A more vocal and organised activism will emerge within this highly collaborative generation in an attempt to engage corporate decision-making. A generation that has been encouraged from childhood to speak up, will not now wish to sit and be quiet, or to wait their turn before seeking influence.
Many Millennials, including those emerging from universities and business colleges, will approach the workplace with a deep sense of frustration. In particular, they will feel frustrated that, in the wake of the financial downturn, their early expectations are not being met, in terms of the types of work available to them.
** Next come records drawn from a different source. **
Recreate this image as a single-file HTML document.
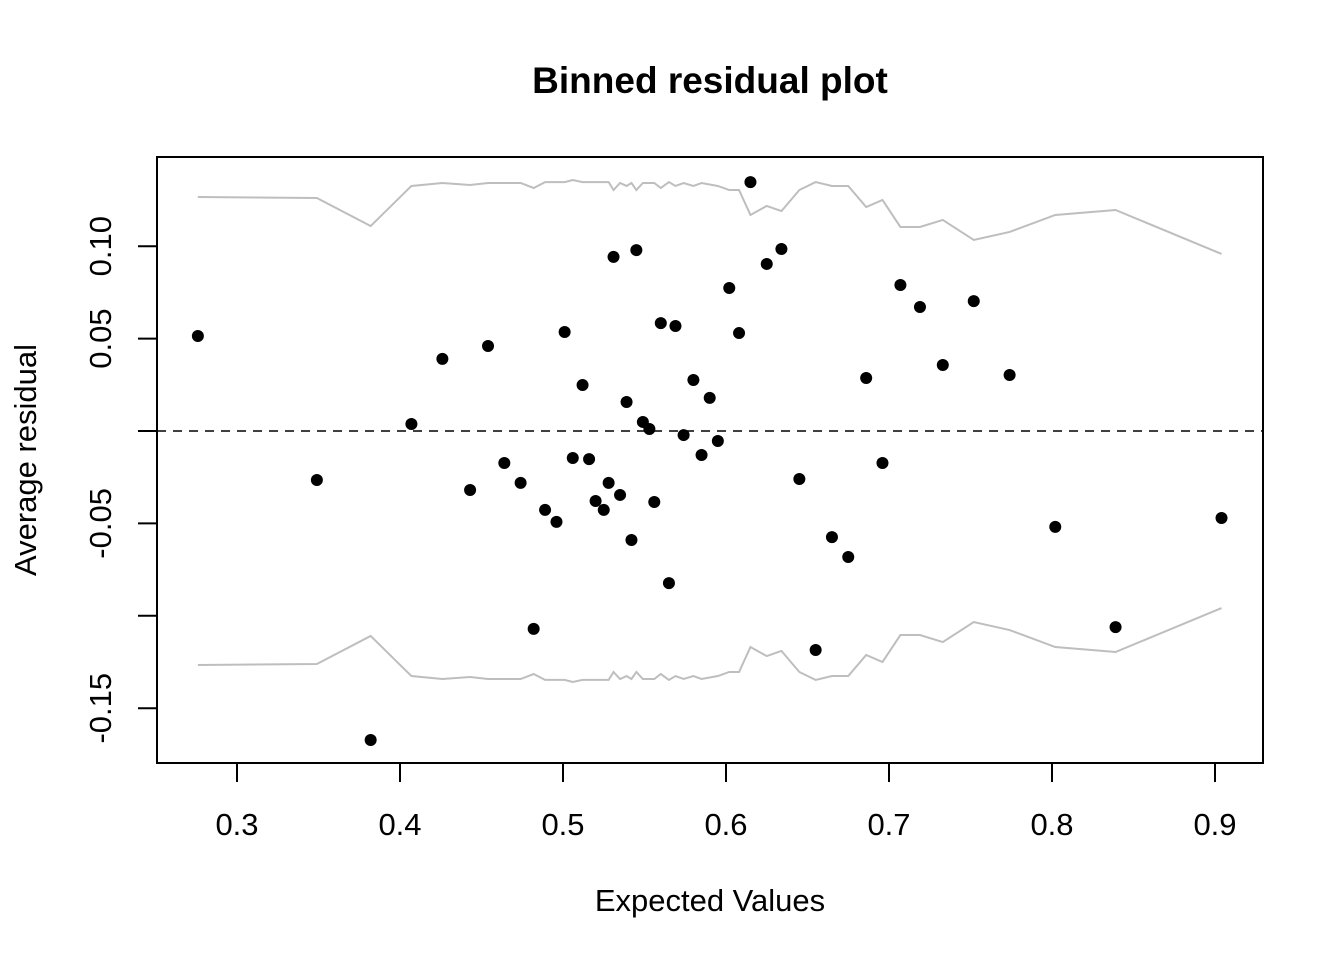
<!DOCTYPE html>
<html><head><meta charset="utf-8"><style>
body{margin:0;background:#fff}
svg text{font-family:"Liberation Sans",Arial,sans-serif;fill:#000}
</style></head><body>
<svg id="chart" width="1344" height="960" xmlns="http://www.w3.org/2000/svg">
<rect width="1344" height="960" fill="#fff"/>
<text x="710" y="93" font-size="37" font-weight="bold" text-anchor="middle">Binned residual plot</text>
<text x="710" y="911" font-size="31" text-anchor="middle">Expected Values</text>
<text transform="translate(36,460) rotate(-90)" font-size="31" text-anchor="middle">Average residual</text>
<g id="bounds"></g><g id="points"></g><g id="axes"></g>
<rect x="157" y="157" width="1106" height="606" fill="none" stroke="#000" stroke-width="2"/>
</svg>
<script>
const xTicks=[0.3,0.4,0.5,0.6,0.7,0.8,0.9];
const xTickLabels=["0.3","0.4","0.5","0.6","0.7","0.8","0.9"];
const yTicks=[0.10,0.05,0,-0.05,-0.10,-0.15];
const yTickLabels=["0.10","0.05","","-0.05","","-0.15"];
const xVals=[0.276,0.349,0.382,0.407,0.426,0.443,0.454,0.464,0.474,0.482,0.489,0.496,0.501,0.506,0.512,0.516,0.520,0.525,0.528,0.531,0.535,0.539,0.542,0.545,0.549,0.553,0.556,0.560,0.565,0.569,0.574,0.580,0.585,0.590,0.595,0.602,0.608,0.615,0.625,0.634,0.645,0.655,0.665,0.675,0.686,0.696,0.707,0.719,0.733,0.752,0.774,0.802,0.839,0.904];
const yVals=[0.0514,-0.0265,-0.1672,0.0038,0.039,-0.0319,0.046,-0.0173,-0.0281,-0.1071,-0.0427,-0.0492,0.0536,-0.0146,0.0249,-0.0152,-0.0379,-0.0427,-0.0281,0.0942,-0.0346,0.0157,-0.059,0.0979,0.0049,0.0011,-0.0384,0.0584,-0.0823,0.0568,-0.0022,0.0276,-0.013,0.0179,-0.0054,0.0774,0.053,0.1347,0.0904,0.0985,-0.026,-0.1185,-0.0574,-0.0682,0.0287,-0.0173,0.079,0.0671,0.0357,0.0703,0.0303,-0.0519,-0.1061,-0.0471];
const boundX=[0.276,0.349,0.382,0.407,0.426,0.443,0.454,0.474,0.482,0.489,0.501,0.506,0.512,0.528,0.531,0.535,0.539,0.542,0.545,0.549,0.556,0.560,0.565,0.569,0.574,0.580,0.585,0.595,0.602,0.608,0.615,0.625,0.634,0.645,0.655,0.665,0.675,0.686,0.696,0.707,0.719,0.733,0.752,0.774,0.802,0.839,0.904];
const boundVals=[0.1266,0.1261,0.1109,0.1326,0.1342,0.1331,0.1342,0.1342,0.1315,0.1347,0.1347,0.1358,0.1347,0.1347,0.1304,0.1342,0.1326,0.1342,0.1304,0.1342,0.1342,0.1315,0.1347,0.1326,0.1342,0.1326,0.1342,0.1326,0.1304,0.1304,0.1169,0.1218,0.119,0.1304,0.1347,0.1326,0.1326,0.1212,0.125,0.1104,0.1104,0.1142,0.1034,0.1077,0.1169,0.1196,0.0958];
const NS="http://www.w3.org/2000/svg";
function sx(v){return 237+(v-0.3)*1630;}
function sy(v){return 431-v*1848;}
function mk(tag,attrs,parent){const e=document.createElementNS(NS,tag);for(const k in attrs)e.setAttribute(k,attrs[k]);parent.appendChild(e);return e;}
const ax=document.getElementById('axes');
xTicks.forEach((t,i)=>{
  const l=mk('line',{x1:sx(t),x2:sx(t),y1:763,y2:782,stroke:'#000','stroke-width':2},ax);
  
  
  const tx=mk('text',{x:sx(t),y:835,'font-size':31,'text-anchor':'middle'},ax);
  tx.textContent=xTickLabels[i];
  
  
});
yTicks.forEach((t,i)=>{
  const l=mk('line',{x1:138,x2:157,y1:sy(t),y2:sy(t),stroke:'#000','stroke-width':2},ax);
  
  
  if(yTickLabels[i]){
    const tx=mk('text',{transform:`translate(111,${sy(t)}) rotate(-90)`,'font-size':31,'text-anchor':'middle'},ax);
    tx.textContent=yTickLabels[i];
    
    
  }
});
const zl=mk('line',{x1:157,x2:1263,y1:sy(0),y2:sy(0),stroke:'#000','stroke-width':1.6,'stroke-dasharray':'9,7'},ax);


const bg=document.getElementById('bounds');
const up=mk('polyline',{points:boundX.map((x,i)=>sx(x)+','+sy(boundVals[i])).join(' '),fill:'none',stroke:'#bebebe','stroke-width':2},bg);


const lo=mk('polyline',{points:boundX.map((x,i)=>sx(x)+','+sy(-boundVals[i])).join(' '),fill:'none',stroke:'#bebebe','stroke-width':2},bg);


const pg=document.getElementById('points');
xVals.forEach((x,i)=>{
  const c=mk('circle',{cx:sx(x),cy:sy(yVals[i]),r:6,fill:'#000'},pg);
  
  
});
</script>
</body></html>
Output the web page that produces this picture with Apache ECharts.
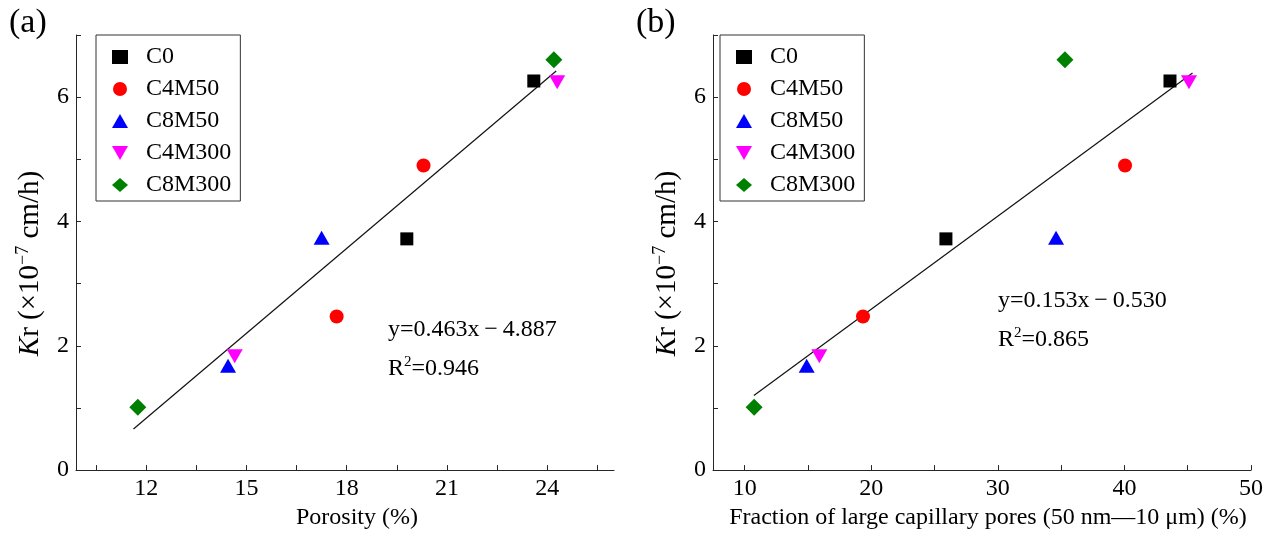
<!DOCTYPE html>
<html>
<head>
<meta charset="utf-8">
<script src="https://cdn.jsdelivr.net/npm/echarts@6.0.0/dist/echarts.min.js"></script>
<style>
  html, body { margin: 0; padding: 0; background: #fff; }
  #chart { width: 1270px; height: 535px; }
</style>
</head>
<body>
<div id="chart"></div>
<script>
// sample names (legend order)
const sampleNames = ['C0', 'C4M50', 'C8M50', 'C4M300', 'C8M300'];
const sampleColors = ['#000000', '#ff0000', '#0000ff', '#ff00ff', '#008000'];
const sampleSymbols = ['rect', 'circle', 'triangle', 'path://M0,0L16,0L8,14Z', 'diamond'];
const sampleSizes = [13, 14, [16, 14], [16, 14], 17];

// Kr (x10^-7 cm/h), two specimens per sample
const krValues = [
  [3.72, 6.26],
  [2.47, 4.90],
  [1.68, 3.74],
  [1.83, 6.24],
  [1.01, 6.60]
];
// porosity (%) for panel (a)
const porosityValues = [
  [19.8, 23.6],
  [17.7, 20.3],
  [14.45, 17.25],
  [14.65, 24.3],
  [11.75, 24.2]
];
// fraction of large capillary pores (%) for panel (b)
const poreFractionValues = [
  [25.9, 43.6],
  [19.35, 40.05],
  [14.9, 34.6],
  [15.9, 45.1],
  [10.75, 35.3]
];

// fitted lines, end points as drawn
const fitLineA = [[11.62, 0.66], [24.27, 6.42]];
const fitLineB = [[10.73, 1.20], [45.38, 6.39]];

// ticks
const xTicksA = [12, 15, 18, 21, 24];
const xMinorA = [10.5, 13.5, 16.5, 19.5, 22.5, 25.5];
const xTicksB = [10, 20, 30, 40, 50];
const xMinorB = [15, 25, 35, 45];
const yTicks = [0, 2, 4, 6];
const yMinor = [1, 3, 5, 7];

const eqTextA = ['y=0.463x\u2009\u2212\u20094.887', 'R{s|2}=0.946'];
const eqTextB = ['y=0.153x\u2009\u2212\u20090.530', 'R{s|2}=0.865'];

const FONT = '"Liberation Serif", "Times New Roman", serif';
const AXIS_COLOR = '#262626';

const chart = echarts.init(document.getElementById('chart'));

function xAxisOf(grid, min, max, ticks, minor, name, namePad) {
  return {
    gridIndex: grid, type: 'value', min: min, max: max,
    axisLine: { show: true, onZero: false, lineStyle: { color: AXIS_COLOR, width: 1 } },
    axisTick: { show: true, inside: true, length: 5, customValues: ticks.concat(minor).sort((a, b) => a - b), lineStyle: { color: AXIS_COLOR } },
    axisLabel: { customValues: ticks, fontSize: 24, fontFamily: FONT, color: '#000', margin: 7 },
    splitLine: { show: false },
    name: name, nameLocation: 'middle', nameGap: 28,
    nameTextStyle: { fontSize: 24, fontFamily: FONT, color: '#000', padding: namePad }
  };
}

function yAxisOf(grid) {
  return {
    gridIndex: grid, type: 'value', min: 0, max: 7,
    axisLine: { show: true, onZero: false, lineStyle: { color: AXIS_COLOR, width: 1 } },
    axisTick: { show: true, inside: true, length: 5, customValues: yTicks.concat(yMinor).sort((a, b) => a - b), lineStyle: { color: AXIS_COLOR } },
    axisLabel: { customValues: yTicks, fontSize: 24, fontFamily: FONT, color: '#000', margin: 7 },
    splitLine: { show: false },
    name: '{i|K}r (\u00d710{s|\u22127} cm/h)',
    nameLocation: 'middle', nameRotate: 90, nameGap: 30,
    nameTextStyle: {
      fontSize: 29, fontFamily: FONT, color: '#000',
      padding: [0, 22, 0, 0],
      rich: {
        i: { fontSize: 29, fontFamily: FONT, fontStyle: 'italic', color: '#000' },
        s: { fontSize: 18, fontFamily: FONT, color: '#000', padding: [0, 0, 14, 0] }
      }
    }
  };
}

function legendOf(left) {
  return {
    data: sampleNames, orient: 'vertical', left: left, top: 35,
    itemWidth: 16, itemHeight: 14, itemGap: 8,
    padding: [10, 9, 4, 16],
    borderColor: '#333', borderWidth: 1,
    textStyle: { fontSize: 24, fontFamily: FONT, color: '#000', lineHeight: 24, padding: [0, 0, 0, 13] }
  };
}

const series = [];
[[porosityValues, fitLineA], [poreFractionValues, fitLineB]].forEach(([xs, fit], p) => {
  sampleNames.forEach((name, i) => {
    series.push({
      type: 'scatter', name: name, xAxisIndex: p, yAxisIndex: p,
      symbol: sampleSymbols[i],
      symbolSize: sampleSizes[i],
      itemStyle: { color: sampleColors[i], opacity: 1 },
      data: xs[i].map((x, k) => [x, krValues[i][k]]),
      z: 3
    });
  });
  series.push({
    type: 'line', name: 'fit' + p, xAxisIndex: p, yAxisIndex: p,
    data: fit, showSymbol: false, symbol: 'none', silent: true,
    lineStyle: { color: '#111', width: 1.2 }, z: 2
  });
});

function eqGraphic(x, y, lines) {
  return lines.map((t, k) => ({
    type: 'text', left: x, top: y + k * 37,
    style: {
      text: t, fontSize: 24, fontFamily: FONT, fill: '#000',
      rich: { s: { fontSize: 15, fontFamily: FONT, fill: '#000', padding: [0, 0, 12, 0] } }
    }
  }));
}

const option = {
  backgroundColor: '#fff',
  animation: false,
  grid: [
    { left: 76, top: 35, width: 538, height: 443 },
    { left: 713, top: 35, width: 538, height: 443 }
  ],
  xAxis: [
    xAxisOf(0, 9.9, 26, xTicksA, xMinorA, 'Porosity (%)', [0, 0, 0, 24]),
    xAxisOf(1, 7.5, 50, xTicksB, xMinorB, 'Fraction of large capillary pores (50 nm\u201410 \u03bcm) (%)', [0, 0, 0, 12])
  ],
  yAxis: [yAxisOf(0), yAxisOf(1)],
  legend: [legendOf(96), legendOf(720)],
  series: series,
  graphic: [
    { type: 'text', left: 9, top: 6, style: { text: '(a)', fontSize: 34, fontFamily: FONT, fill: '#000' } },
    { type: 'text', left: 636, top: 6, style: { text: '(b)', fontSize: 34, fontFamily: FONT, fill: '#000' } }
  ].concat(eqGraphic(388, 318, eqTextA), eqGraphic(998, 289, eqTextB))
};

chart.setOption(option);
</script>
</body>
</html>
To counter this frustration and maximise their integration into multi-generational teams, many companies will invest in less structured, more relational and informal mentoring schemes.
Some will wisely follow the lead of IBM, Microsoft and other giants in establishing reverse mentoring, which allows younger workers to mentor their elders in areas such as developing digital-thinking and relating services to younger markets.
Conclusion
The future is, by definition, uncertain. Every New Year brings with it an eclectic bundle of challenges and brilliant opportunities. The future we collectively draw out of those raw materials will not primarily be a product of economics or technology. It will be the result of human choices, of deliberate actions and reactions to events.
By taking a proactive stance toward 2012, we can make leadership choices which will potentially lift performance and productivity. In the process, we can develop our most precious resource – the people who work for us and with us.